Walter Miller, Jr.’s science fiction novel,
A Canticle for Leibowitz, published in 1959, does not describe an improving future; in fact, the novel ends as the planet’s very existence is threatened by yet another nuclear war. The post-apocalyptic novel covers a span of some 1800 years, beginning with a nuclear war called the Flame Deluge taking place in the twentieth century, some 600 years before the story opens. The novel is divided into three parts, opening with “
Fiat Homo,” or “Let There Be Man.” A young and somewhat naïve monk named Brother Francis Gerald uncovers a fallout shelter dating to the Flame Deluge. Inside, he discovers original documents of Edward Leibowitz, an electrical engineer who survived the war and founded a monastic order. According to the order’s teachings, God wanted to test humankind, which had become “swelled with pride” by having scientists, including Leibowitz, develop “great engines of war such as had never before upon the Earth, weapons of such might that they contained the very fires of Hell” (
Miller 1959, p. 62). God believed that weapons of this magnitude would never be used, but those in power wrongfully believed the one using the weapons first would be the victor. War pursued, followed by the “Simplification,” an extended era during which technology was shunned.

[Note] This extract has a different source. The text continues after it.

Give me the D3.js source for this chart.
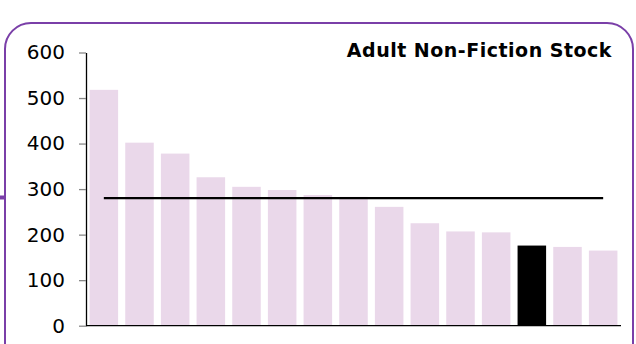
<!DOCTYPE html>
<html>
<head>
<meta charset="utf-8">
<script src="https://cdn.jsdelivr.net/npm/d3@7"></script>
<style>
  html, body { margin: 0; padding: 0; background: #fff; }
  svg { display: block; }
</style>
</head>
<body>
<svg id="chart" width="636" height="344"></svg>
<script>
// Stock per branch, sorted high to low; one branch highlighted
const branches = ["B1","B2","B3","B4","B5","B6","B7","B8","B9","B10","B11","B12","B13","B14","B15"];
const stock = [518, 402, 378, 326, 305, 298, 287, 283, 261, 225, 207, 205, 176, 173, 165];
const highlighted = ["B13"];
const averageStock = 280;
const yTicks = [0, 100, 200, 300, 400, 500, 600];
const title = "Adult Non-Fiction Stock";

const svg = d3.select("#chart");
const font = "'DejaVu Sans', Verdana, sans-serif";

// Rounded panel frame
svg.append("rect")
  .attr("x", 5).attr("y", 23)
  .attr("width", 628).attr("height", 360)
  .attr("rx", 26).attr("ry", 26)
  .attr("fill", "none")
  .attr("stroke", "#7a3fa8")
  .attr("stroke-width", 2);
svg.append("line")
  .attr("x1", 0).attr("x2", 5)
  .attr("y1", 197.5).attr("y2", 197.5)
  .attr("stroke", "#7a3fa8").attr("stroke-width", 4);

const x = d3.scaleBand()
  .domain(branches)
  .range([86, 621])
  .paddingInner(0.2)
  .paddingOuter(0.1);

const y = d3.scaleLinear()
  .domain([0, 600])
  .range([325.7, 52.5]);

// Bars
svg.append("g").selectAll("rect")
  .data(branches)
  .join("rect")
  .attr("x", d => x(d))
  .attr("width", x.bandwidth())
  .attr("y", (d, i) => y(stock[i]))
  .attr("height", (d, i) => y(0) - y(stock[i]))
  .attr("fill", d => highlighted.includes(d) ? "#000000" : "#ead8ea");

// Average line across band centres
svg.append("line")
  .attr("x1", x(branches[0]) + x.bandwidth() / 2)
  .attr("x2", x(branches[branches.length - 1]) + x.bandwidth() / 2)
  .attr("y1", y(averageStock)).attr("y2", y(averageStock))
  .attr("stroke", "#000").attr("stroke-width", 2.2);

// Y axis
const yAxis = svg.append("g")
  .attr("transform", "translate(86,0)")
  .call(d3.axisLeft(y).tickValues(yTicks).tickSize(7).tickPadding(14).tickSizeOuter(0));
yAxis.select(".domain").attr("stroke", "#000").attr("stroke-width", 1.3);
yAxis.selectAll(".tick line").attr("stroke", "#888").attr("stroke-width", 1.3);
yAxis.selectAll(".tick text")
  .attr("font-family", font)
  .attr("font-size", 20)
  .attr("fill", "#000");

// X baseline
svg.append("line")
  .attr("x1", 86).attr("x2", 621)
  .attr("y1", y(0)).attr("y2", y(0))
  .attr("stroke", "#000").attr("stroke-width", 1.3);

// Title
svg.append("text")
  .attr("x", 612).attr("y", 56.7)
  .attr("text-anchor", "end")
  .attr("font-family", font)
  .attr("font-weight", "bold")
  .attr("font-size", 19)
  .attr("letter-spacing", 0.5)
  .attr("fill", "#000")
  .text(title);
</script>
</body>
</html>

The second part, “Fiat Lux”, or “Let There Be Light”, is set hundreds of years later in the thirty-second century. Finally, the world is leaving the Simplification and accepting technology as a means to a better life. As seen in other post-apocalyptic novels, the cycle of war and devastation has reemerged. Three city-states (Denver, Texarkana, and Monterey), which formed after the nation of America was destroyed, are vying for supremacy over one another and the most powerful figure, a scientist named Thon Taddeo, seeks Leibowitz’s scientific documents that he believes will give him the advantage needed to win the next war. Fortunately, the monks prevent Taddeo from taking the documents.
In the final part, “
Fiat Voluntas Tua”, or “Let Thy Will Be Done”, set 600 years later, another nuclear war is on the cusp, this time threatening the very existence of the planet itself. Now, however, space travel has become commonplace, which proves fortunate because the nuclear arsenals in use are far more powerful than those in the twentieth century. Miller’s story challenges the notion that faith can prevent humankind from destroying itself. As they anticipate yet another apocalypse, the monks, along with others chosen for the journey, board a spaceship. They hope to reach another planet, which they pray will allow the rebirth of civilization. Suddenly, the horizon erupts in red flashes, with “the visage of Lucifer” rising skyward “like some titan climbing to its feet after ages of imprisonment on Earth.” The last monk, pausing briefly before entering the spaceship, looks at the mushroom cloud “engulfing a third of the heavens,” then closes the hatch behind him (
Miller 1959, p. 337).
Paul Brians, writing in
Science Fiction Studies, argues that
A Canticle for Leibowitz illustrates learning about the past, including the evils of nuclear destruction, does not guarantee a better future; rather, “the revival of learning may lead only to another and more apocalyptic war” (
Brians 1984, p. 257). Such is the case in Miller’s novel. After many centuries of the Albertian Order of Leibowitz preserving the scientific documents describing the world before the Flame Deluge, the most significant advancement was the development of more powerful nuclear weapons—weapons capable of destroying the planet. Understanding this stark reality and having clearly lost faith in a future on Earth, the monks finally prepare to find a new world.